明日できること今日はせず
人形作家・写真家 石塚公昭の身辺雑記
 



妖怪の甲羅を制作。彫刻刀で削っていると、よけいなことを想い出した。小学校低学年の頃、どこからだったか、亀をもらってきた。当時は大きく感じたが、甲羅が20センチ程度のものだったろう。これが良く逃げた。近所の連中に手伝ってもらって探すと意外に遠くに逃げている。そこで甲羅の端に穴を開け、鎖につないでおいた。そうこうすると、甲羅の亀甲模様がマス目に見えてくる。イニシャルを彫った。やり過ぎる傾向は今に始まったことではない。
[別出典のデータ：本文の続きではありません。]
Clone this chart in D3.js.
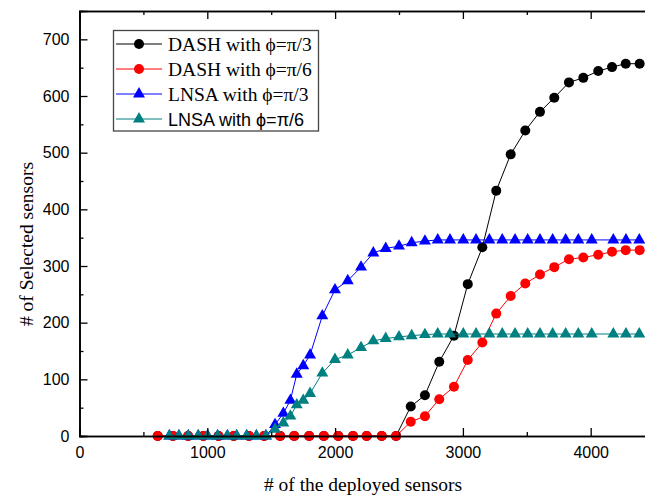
<!DOCTYPE html>
<html>
<head>
<meta charset="utf-8">
<script src="https://cdn.jsdelivr.net/npm/d3@7"></script>
<style>
  html, body { margin: 0; padding: 0; background: #fff; }
  svg { display: block; }
</style>
</head>
<body>
<svg id="chart" width="645" height="495"></svg>
<script>
// ---------------- data ----------------
const dashX = [612, 731, 850, 969, 1088, 1207, 1326, 1445, 1570, 1680, 1797, 1912, 2025, 2140, 2247, 2365, 2477,
               2592, 2703, 2815, 2930, 3038, 3152, 3261, 3374, 3488, 3603, 3715, 3830, 3942, 4059, 4167, 4274, 4383];
const dashPi3 = [0, 0, 0, 0, 0, 0, 0, 0, 0, 0, 0, 0, 0, 0, 0, 0, 0,
                 52, 72, 131, 177, 268, 333, 433, 497, 539, 572, 597, 624, 632, 644, 651, 657, 657];
const dashPi6 = [0, 0, 0, 0, 0, 0, 0, 0, 0, 0, 0, 0, 0, 0, 0, 0, 0,
                 25, 35, 65, 87, 134, 165, 216, 247, 269, 285, 298, 312, 315, 320, 325, 328, 328];

const lnsaX = [703, 778, 851, 929, 1003, 1081, 1157, 1230, 1308, 1384, 1459, 1530, 1595, 1650, 1700, 1751, 1804,
               1900, 1999, 2099, 2203, 2299, 2396, 2500, 2599, 2703, 2803, 2899, 3003, 3103, 3207, 3308, 3408,
               3507, 3603, 3702, 3804, 3903, 4008, 4177, 4276, 4380];
const lnsaPi3 = [0, 0, 0, 0, 0, 0, 0, 0, 0, 0, 0, 20, 40, 63, 109, 124, 143,
                 212, 258, 274, 298, 323, 331, 335, 341, 344, 346, 346, 346, 346, 346, 346, 346,
                 346, 346, 346, 346, 346, 346, 346, 346, 346];
const lnsaPi6 = [0, 0, 0, 0, 0, 0, 0, 0, 0, 0, 0, 12, 23, 35, 55, 63, 75,
                 111, 135, 143, 156, 168, 172, 175, 177, 179, 180, 180, 180, 180, 180, 180, 180,
                 180, 180, 180, 180, 180, 180, 180, 180, 180];

const xTicks = [0, 1000, 2000, 3000, 4000];
const yTicks = [0, 100, 200, 300, 400, 500, 600, 700];
const seriesNames = ["DASH with \u03D5=\u03C0/3", "DASH with \u03D5=\u03C0/6", "LNSA with \u03D5=\u03C0/3", "LNSA with \u03D5=\u03C0/6"];

// ---------------- layout ----------------
const svg = d3.select("#chart");
const mLeft = 79.5, mRight = 654.6, mTop = 11, mBottom = 436;
const x = d3.scaleLinear().domain([0, 4500]).range([mLeft, mRight]);
const y = d3.scaleLinear().domain([0, 750]).range([mBottom, mTop]);

const series = [
  { name: seriesNames[0], xs: dashX, ys: dashPi3, color: "#000000", shape: "circle" },
  { name: seriesNames[1], xs: dashX, ys: dashPi6, color: "#ff0000", shape: "circle" },
  { name: seriesNames[2], xs: lnsaX, ys: lnsaPi3, color: "#0000ff", shape: "triangle" },
  { name: seriesNames[3], xs: lnsaX, ys: lnsaPi6, color: "#008080", shape: "triangle" }
];

const triSym = d3.symbol().type(d3.symbolTriangle).size(62);

function drawMarker(g, shape, color, cx, cy) {
  if (shape === "circle") {
    g.append("circle").attr("cx", cx).attr("cy", cy).attr("r", 5).attr("fill", color);
  } else {
    g.append("path").attr("d", triSym()).attr("transform", `translate(${cx},${cy})`).attr("fill", color);
  }
}

// series
const plot = svg.append("g");
series.forEach(s => {
  const pts = s.xs.map((v, i) => [v, s.ys[i]]);
  const line = d3.line().x(d => x(d[0])).y(d => y(d[1]));
  plot.append("path").datum(pts).attr("d", line).attr("fill", "none")
      .attr("stroke", s.color).attr("stroke-width", 1);
  const mg = plot.append("g");
  pts.forEach(p => drawMarker(mg, s.shape, s.color, x(p[0]), y(p[1])));
});

// axes
const axisFont = "'Liberation Sans', Arial, sans-serif";
const serif = "'Liberation Serif', 'Times New Roman', serif";
const minorX = [500, 1500, 2500, 3500, 4500];
const minorY = [50, 150, 250, 350, 450, 550, 650];

const xAxis = svg.append("g").attr("transform", `translate(0,${mBottom})`)
  .call(d3.axisBottom(x).tickValues(xTicks).tickSize(-8).tickPadding(11).tickFormat(d3.format("d")));
const xMinor = svg.append("g").attr("transform", `translate(0,${mBottom})`)
  .call(d3.axisBottom(x).tickValues(minorX).tickSize(-4).tickFormat(""));
const xTop = svg.append("g").attr("transform", `translate(0,${mTop})`)
  .call(d3.axisTop(x).tickValues(xTicks).tickSize(-8).tickFormat(""));
const xTopMinor = svg.append("g").attr("transform", `translate(0,${mTop})`)
  .call(d3.axisTop(x).tickValues(minorX).tickSize(-4).tickFormat(""));
const yAxis = svg.append("g").attr("transform", `translate(${mLeft},0)`)
  .call(d3.axisLeft(y).tickValues(yTicks).tickSize(-8).tickPadding(10).tickFormat(d3.format("d")));
const yMinor = svg.append("g").attr("transform", `translate(${mLeft},0)`)
  .call(d3.axisLeft(y).tickValues(minorY).tickSize(-4).tickFormat(""));

[xAxis, xMinor, xTop, xTopMinor, yAxis, yMinor].forEach(g => {
  g.selectAll(".domain").attr("stroke", "#000").attr("stroke-width", 1.6);
  g.selectAll(".tick line").attr("stroke", "#000").attr("stroke-width", 1.3);
  g.selectAll("text").attr("font-family", axisFont).attr("font-size", 16).attr("fill", "#000");
});

// axis titles
svg.append("text").attr("x", 363).attr("y", 491).attr("text-anchor", "middle")
  .attr("font-family", serif).attr("font-size", 19.5).attr("fill", "#000")
  .text("# of the deployed sensors");
svg.append("text").attr("transform", "translate(33,244) rotate(-90)").attr("text-anchor", "middle")
  .attr("font-family", serif).attr("font-size", 19.5).attr("fill", "#000")
  .text("# of Selected sensors");

// legend
const lg = svg.append("g");
lg.append("rect").attr("x", 113.5).attr("y", 30.5).attr("width", 205).attr("height", 100.5)
  .attr("fill", "#fff").attr("stroke", "#444").attr("stroke-width", 1.3);
series.forEach((s, i) => {
  const cy = 44 + i * 25;
  lg.append("line").attr("x1", 116).attr("x2", 162).attr("y1", cy).attr("y2", cy)
    .attr("stroke", s.color).attr("stroke-width", 1);
  drawMarker(lg, s.shape, s.color, 139, cy);
  lg.append("text").attr("x", 168).attr("y", cy + 6.5)
    .attr("font-family", i === 3 ? axisFont : serif)
    .attr("font-size", i === 3 ? 18 : 19.5).attr("fill", "#000")
    .text(s.name);
});
</script>
</body>
</html>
ペンキ屋の倅にペンキをもらって彩色した。インディアンみたいだといわれた。犬みたいに連れて歩くつもりだったが、そうするには歩くスピードが遅く、すぐ飽きてしまった。そういえば先日、ネットで1965年に13歳の少年が亀にイニシャルを彫り、その亀を今年父親が見つけた、というニュースを見た。この少年は裏に彫っていたが、私は表に彫ってしまった。実家の裏の家では、私が物心つくかつかないかの頃、池で捕まえた亀を未だに飼っているそうである。住所やフルネームを彫らないでよかった。なぎら健壱は酔っ払って、やはり亀の甲羅に彫刻刀でイニシャルを彫ったら彫りすぎて血が滲んでしまい、すっぽんみたいなつもりでチューチュー吸ったら生臭かったという。やっちゃいけないことは、なるべく早いうちに済ませておくべきだ、という話である。